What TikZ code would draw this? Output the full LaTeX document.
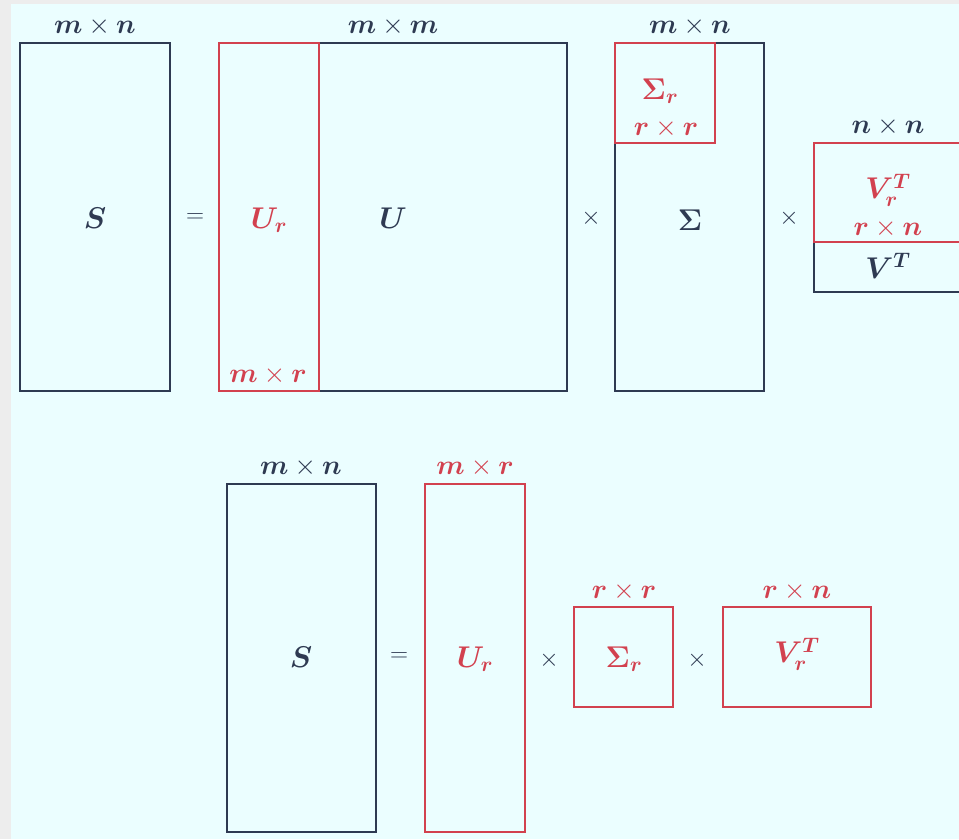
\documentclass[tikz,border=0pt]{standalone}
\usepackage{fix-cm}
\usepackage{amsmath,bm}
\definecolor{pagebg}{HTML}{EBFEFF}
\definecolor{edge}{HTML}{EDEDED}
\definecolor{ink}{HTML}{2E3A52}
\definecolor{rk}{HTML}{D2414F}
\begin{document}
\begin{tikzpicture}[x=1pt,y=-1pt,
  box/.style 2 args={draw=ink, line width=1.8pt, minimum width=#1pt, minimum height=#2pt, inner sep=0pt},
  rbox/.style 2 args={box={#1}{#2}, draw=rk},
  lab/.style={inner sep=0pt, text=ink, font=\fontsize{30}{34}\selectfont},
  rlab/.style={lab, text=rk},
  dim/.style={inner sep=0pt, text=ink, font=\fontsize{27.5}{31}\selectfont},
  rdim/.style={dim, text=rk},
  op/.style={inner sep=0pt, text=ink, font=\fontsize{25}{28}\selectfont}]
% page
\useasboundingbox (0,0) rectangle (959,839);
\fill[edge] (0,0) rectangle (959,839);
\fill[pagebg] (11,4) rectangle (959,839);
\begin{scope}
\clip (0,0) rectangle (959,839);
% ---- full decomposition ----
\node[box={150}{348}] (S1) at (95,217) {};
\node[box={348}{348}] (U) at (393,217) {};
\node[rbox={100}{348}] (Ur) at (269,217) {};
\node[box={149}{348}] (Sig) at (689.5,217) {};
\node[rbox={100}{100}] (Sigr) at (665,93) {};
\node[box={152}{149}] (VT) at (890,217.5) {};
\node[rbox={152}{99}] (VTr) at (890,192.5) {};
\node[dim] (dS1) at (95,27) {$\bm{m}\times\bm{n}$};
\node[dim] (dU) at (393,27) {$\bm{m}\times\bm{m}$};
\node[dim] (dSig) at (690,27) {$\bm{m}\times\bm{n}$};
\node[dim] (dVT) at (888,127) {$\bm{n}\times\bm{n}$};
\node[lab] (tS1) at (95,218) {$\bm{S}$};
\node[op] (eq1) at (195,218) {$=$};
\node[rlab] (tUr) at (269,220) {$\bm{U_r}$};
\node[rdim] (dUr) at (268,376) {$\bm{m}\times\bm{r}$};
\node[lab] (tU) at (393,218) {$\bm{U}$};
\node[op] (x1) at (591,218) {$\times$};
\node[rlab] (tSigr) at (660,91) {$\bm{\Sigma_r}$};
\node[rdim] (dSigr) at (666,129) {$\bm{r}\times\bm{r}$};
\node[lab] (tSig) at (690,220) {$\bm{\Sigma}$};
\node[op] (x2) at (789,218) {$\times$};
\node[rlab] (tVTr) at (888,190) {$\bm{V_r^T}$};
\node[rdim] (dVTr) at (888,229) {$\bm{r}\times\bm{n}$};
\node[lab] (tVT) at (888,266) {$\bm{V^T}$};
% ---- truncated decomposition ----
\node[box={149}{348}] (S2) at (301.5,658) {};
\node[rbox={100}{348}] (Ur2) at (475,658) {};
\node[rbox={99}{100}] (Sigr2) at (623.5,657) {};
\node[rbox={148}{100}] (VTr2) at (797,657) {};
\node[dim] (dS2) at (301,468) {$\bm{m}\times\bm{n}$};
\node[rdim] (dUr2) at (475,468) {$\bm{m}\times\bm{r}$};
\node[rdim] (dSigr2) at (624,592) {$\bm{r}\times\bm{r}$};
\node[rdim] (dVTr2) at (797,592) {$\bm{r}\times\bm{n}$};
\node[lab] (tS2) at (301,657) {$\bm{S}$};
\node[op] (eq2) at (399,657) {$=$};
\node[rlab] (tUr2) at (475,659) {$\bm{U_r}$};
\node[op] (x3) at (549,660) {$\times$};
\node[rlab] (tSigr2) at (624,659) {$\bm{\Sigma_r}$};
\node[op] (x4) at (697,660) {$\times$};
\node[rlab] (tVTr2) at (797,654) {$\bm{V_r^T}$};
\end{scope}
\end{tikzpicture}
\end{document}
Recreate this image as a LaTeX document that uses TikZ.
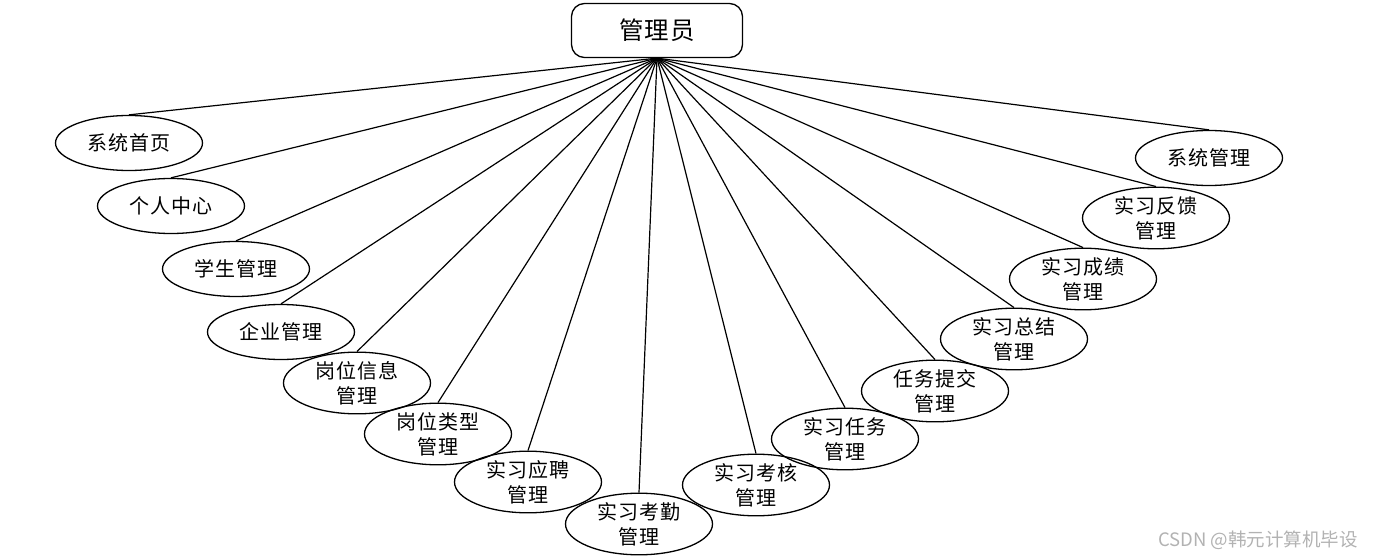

> **SET PROBLEM**: Do not include the images; transcribe the rest of the listing exactly.

> **THE SOLUTION**:
What TikZ code would draw this? Output the full LaTeX document.
\documentclass[tikz,border=0pt]{standalone}
\usepackage{fix-cm}
\usepackage{amsmath,bm}
\definecolor{pagebg}{HTML}{EBFEFF}
\definecolor{edge}{HTML}{EDEDED}
\definecolor{ink}{HTML}{2E3A52}
\definecolor{rk}{HTML}{D2414F}
\begin{document}
\begin{tikzpicture}[x=1pt,y=-1pt,
  box/.style 2 args={draw=ink, line width=1.8pt, minimum width=#1pt, minimum height=#2pt, inner sep=0pt},
  rbox/.style 2 args={box={#1}{#2}, draw=rk},
  lab/.style={inner sep=0pt, text=ink, font=\fontsize{30}{34}\selectfont},
  rlab/.style={lab, text=rk},
  dim/.style={inner sep=0pt, text=ink, font=\fontsize{27.5}{31}\selectfont},
  rdim/.style={dim, text=rk},
  op/.style={inner sep=0pt, text=ink, font=\fontsize{25}{28}\selectfont}]
% page
\useasboundingbox (0,0) rectangle (959,839);
\fill[edge] (0,0) rectangle (959,839);
\fill[pagebg] (11,4) rectangle (959,839);
\begin{scope}
\clip (0,0) rectangle (959,839);
% ---- full decomposition ----
\node[box={150}{348}] (S1) at (95,217) {};
\node[box={348}{348}] (U) at (393,217) {};
\node[rbox={100}{348}] (Ur) at (269,217) {};
\node[box={149}{348}] (Sig) at (689.5,217) {};
\node[rbox={100}{100}] (Sigr) at (665,93) {};
\node[box={152}{149}] (VT) at (890,217.5) {};
\node[rbox={152}{99}] (VTr) at (890,192.5) {};
\node[dim] (dS1) at (95,27) {$\bm{m}\times\bm{n}$};
\node[dim] (dU) at (393,27) {$\bm{m}\times\bm{m}$};
\node[dim] (dSig) at (690,27) {$\bm{m}\times\bm{n}$};
\node[dim] (dVT) at (888,127) {$\bm{n}\times\bm{n}$};
\node[lab] (tS1) at (95,218) {$\bm{S}$};
\node[op] (eq1) at (195,218) {$=$};
\node[rlab] (tUr) at (269,220) {$\bm{U_r}$};
\node[rdim] (dUr) at (268,376) {$\bm{m}\times\bm{r}$};
\node[lab] (tU) at (393,218) {$\bm{U}$};
\node[op] (x1) at (591,218) {$\times$};
\node[rlab] (tSigr) at (660,91) {$\bm{\Sigma_r}$};
\node[rdim] (dSigr) at (666,129) {$\bm{r}\times\bm{r}$};
\node[lab] (tSig) at (690,220) {$\bm{\Sigma}$};
\node[op] (x2) at (789,218) {$\times$};
\node[rlab] (tVTr) at (888,190) {$\bm{V_r^T}$};
\node[rdim] (dVTr) at (888,229) {$\bm{r}\times\bm{n}$};
\node[lab] (tVT) at (888,266) {$\bm{V^T}$};
% ---- truncated decomposition ----
\node[box={149}{348}] (S2) at (301.5,658) {};
\node[rbox={100}{348}] (Ur2) at (475,658) {};
\node[rbox={99}{100}] (Sigr2) at (623.5,657) {};
\node[rbox={148}{100}] (VTr2) at (797,657) {};
\node[dim] (dS2) at (301,468) {$\bm{m}\times\bm{n}$};
\node[rdim] (dUr2) at (475,468) {$\bm{m}\times\bm{r}$};
\node[rdim] (dSigr2) at (624,592) {$\bm{r}\times\bm{r}$};
\node[rdim] (dVTr2) at (797,592) {$\bm{r}\times\bm{n}$};
\node[lab] (tS2) at (301,657) {$\bm{S}$};
\node[op] (eq2) at (399,657) {$=$};
\node[rlab] (tUr2) at (475,659) {$\bm{U_r}$};
\node[op] (x3) at (549,660) {$\times$};
\node[rlab] (tSigr2) at (624,659) {$\bm{\Sigma_r}$};
\node[op] (x4) at (697,660) {$\times$};
\node[rlab] (tVTr2) at (797,654) {$\bm{V_r^T}$};
\end{scope}
\end{tikzpicture}
\end{document}
Recreate this image as a LaTeX document that uses TikZ.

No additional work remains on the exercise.